Federal Reserve and the long-term bond yield

The US federal reserve today released a “business as usual” statement, leaving their short term rates between 0 to 0.25%. Most relevantly:

To promote a stronger pace of economic recovery and to help ensure that inflation, over time, is at levels consistent with its mandate, the Committee decided today to continue expanding its holdings of securities as announced in November. In particular, the Committee is maintaining its existing policy of reinvesting principal payments from its securities holdings and intends to purchase $600 billion of longer-term Treasury securities by the end of the second quarter of 2011. The Committee will regularly review the pace of its securities purchases and the overall size of the asset-purchase program in light of incoming information and will adjust the program as needed to best foster maximum employment and price stability.

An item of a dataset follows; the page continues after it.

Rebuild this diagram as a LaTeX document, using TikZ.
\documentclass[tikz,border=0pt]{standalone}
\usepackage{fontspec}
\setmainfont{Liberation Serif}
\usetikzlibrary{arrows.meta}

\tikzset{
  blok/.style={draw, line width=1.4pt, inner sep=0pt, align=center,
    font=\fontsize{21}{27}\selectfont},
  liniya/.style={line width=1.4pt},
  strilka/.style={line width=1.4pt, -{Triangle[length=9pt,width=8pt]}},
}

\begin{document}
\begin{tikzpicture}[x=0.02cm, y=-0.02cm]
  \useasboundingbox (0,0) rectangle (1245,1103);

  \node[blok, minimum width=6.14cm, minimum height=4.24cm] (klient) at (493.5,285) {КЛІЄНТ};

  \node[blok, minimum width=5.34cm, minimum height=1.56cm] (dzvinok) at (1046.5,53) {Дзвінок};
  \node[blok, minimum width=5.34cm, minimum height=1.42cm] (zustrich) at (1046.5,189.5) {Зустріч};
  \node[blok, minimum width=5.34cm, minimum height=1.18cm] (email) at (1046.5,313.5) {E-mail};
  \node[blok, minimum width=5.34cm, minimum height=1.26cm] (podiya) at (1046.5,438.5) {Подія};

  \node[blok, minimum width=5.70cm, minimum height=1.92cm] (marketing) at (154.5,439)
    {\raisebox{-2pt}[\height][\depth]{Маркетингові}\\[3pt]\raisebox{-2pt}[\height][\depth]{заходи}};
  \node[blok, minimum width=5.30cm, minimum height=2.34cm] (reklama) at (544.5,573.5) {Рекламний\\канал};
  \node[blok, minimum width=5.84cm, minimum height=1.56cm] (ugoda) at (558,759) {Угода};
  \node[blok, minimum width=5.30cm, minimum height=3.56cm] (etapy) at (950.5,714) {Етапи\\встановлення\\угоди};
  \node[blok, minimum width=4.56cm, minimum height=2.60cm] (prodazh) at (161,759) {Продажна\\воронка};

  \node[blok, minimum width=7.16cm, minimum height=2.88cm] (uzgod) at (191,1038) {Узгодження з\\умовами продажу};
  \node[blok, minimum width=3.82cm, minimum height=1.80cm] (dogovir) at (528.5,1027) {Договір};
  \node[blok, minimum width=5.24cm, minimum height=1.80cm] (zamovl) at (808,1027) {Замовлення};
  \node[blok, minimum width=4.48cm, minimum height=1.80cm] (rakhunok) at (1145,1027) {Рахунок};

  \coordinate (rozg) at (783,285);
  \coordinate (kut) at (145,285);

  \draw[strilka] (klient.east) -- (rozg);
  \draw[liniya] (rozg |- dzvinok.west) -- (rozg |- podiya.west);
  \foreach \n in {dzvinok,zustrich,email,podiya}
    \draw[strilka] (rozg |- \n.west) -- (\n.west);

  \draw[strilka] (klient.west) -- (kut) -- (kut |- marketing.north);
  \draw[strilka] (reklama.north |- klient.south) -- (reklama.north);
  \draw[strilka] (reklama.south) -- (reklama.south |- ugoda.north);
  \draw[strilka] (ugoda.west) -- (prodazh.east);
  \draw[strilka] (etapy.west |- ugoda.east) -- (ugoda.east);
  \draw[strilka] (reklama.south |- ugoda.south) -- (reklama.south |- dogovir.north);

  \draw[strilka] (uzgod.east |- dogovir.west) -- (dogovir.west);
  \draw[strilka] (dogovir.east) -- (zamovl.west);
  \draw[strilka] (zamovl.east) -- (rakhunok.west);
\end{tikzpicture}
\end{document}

This QE2 (Quantitative Easing #2) capital will fund the US government’s fiscal deficit. Normally when the federal reserve purchases long-dated treasury securities, you would expect the yields of such bonds to decrease, but ever since the last imminent threat of QE2 last October, long-term bond yields have done nothing but rise. The following are 1-year charts of the 30-year and 10-year US treasury bond yields:

If these yields rise further, it affects valuations of other yield-bearing securities since these bonds are considered to be “risk-free”. In addition, the value of companies with long bonds in their portfolios will decline, and companies will be taking comprehensive losses to account for the market value decline in treasury prices.

Will interest rates rise further? Time will tell. Just be prepared for volatility.

It should also be noted that Canadian equivalents are trading at less yield than US counterparts – e.g. the Canadian 10-year note is trading at 3.27%, while the US 10-year treasury note is at 3.43%.